Last month, a family from northern Israel was visiting the museum when their youngest son tipped over the jar, which smashed into pieces.

Alex Geller, the boy’s father, said his son — the youngest of three — is exceptionally curious, and that the moment he heard the crash, “please let that not be my child” was the first thought that raced through his head.

The jar has been on display at the Hecht Museum in Haifa for 35 years. It was one of the only containers of its size and from that period still complete when it was discovered.

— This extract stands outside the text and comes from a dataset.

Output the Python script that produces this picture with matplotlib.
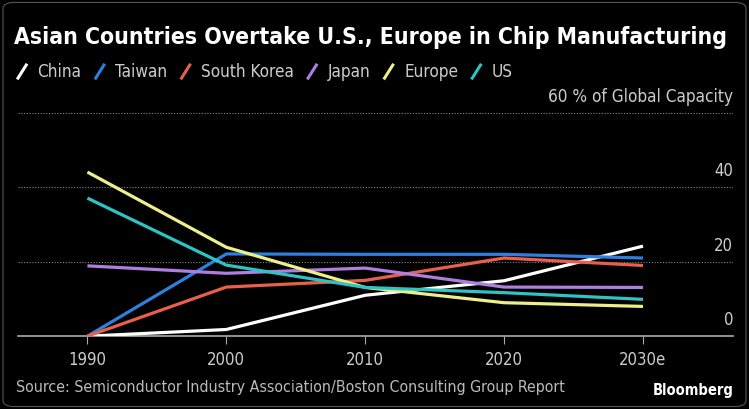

The Bronze Age jar is one of many artifacts exhibited out in the open, part of the Hecht Museum’s vision of letting visitors explore history without glass barriers, said Inbal Rivlin, the director of the museum, which is associated with Haifa University in northern Israel.

It was likely used to hold wine or oil, and dates back to between 2200 and 1500 B.C.

Rivlin and the museum decided to turn the moment, which captured international attention, into a teaching moment, inviting the Geller family back for a special visit and hands-on activity to illustrate the restoration process.

Rivlin added that the incident provided a welcome distraction from the ongoing war in Gaza. “Well, he’s just a kid. So I think that somehow it touches the heart of the people in Israel and around the world,“ said Rivlin.

Roee Shafir, a restoration expert at the museum, said the repairs would be fairly simple, as the pieces were from a single, complete jar. Archaeologists often face the more daunting task of sifting through piles of shards from multiple objects and trying to piece them together.

Experts used 3D technology, hi-resolution videos, and special glue to painstakingly reconstruct the large jar.

Less than two weeks after it broke, the jar went back on display at the museum. The gluing process left small hairline cracks, and a few pieces are missing, but the jar’s impressive size remains.

The only noticeable difference in the exhibit was a new sign reading “please don’t touch.”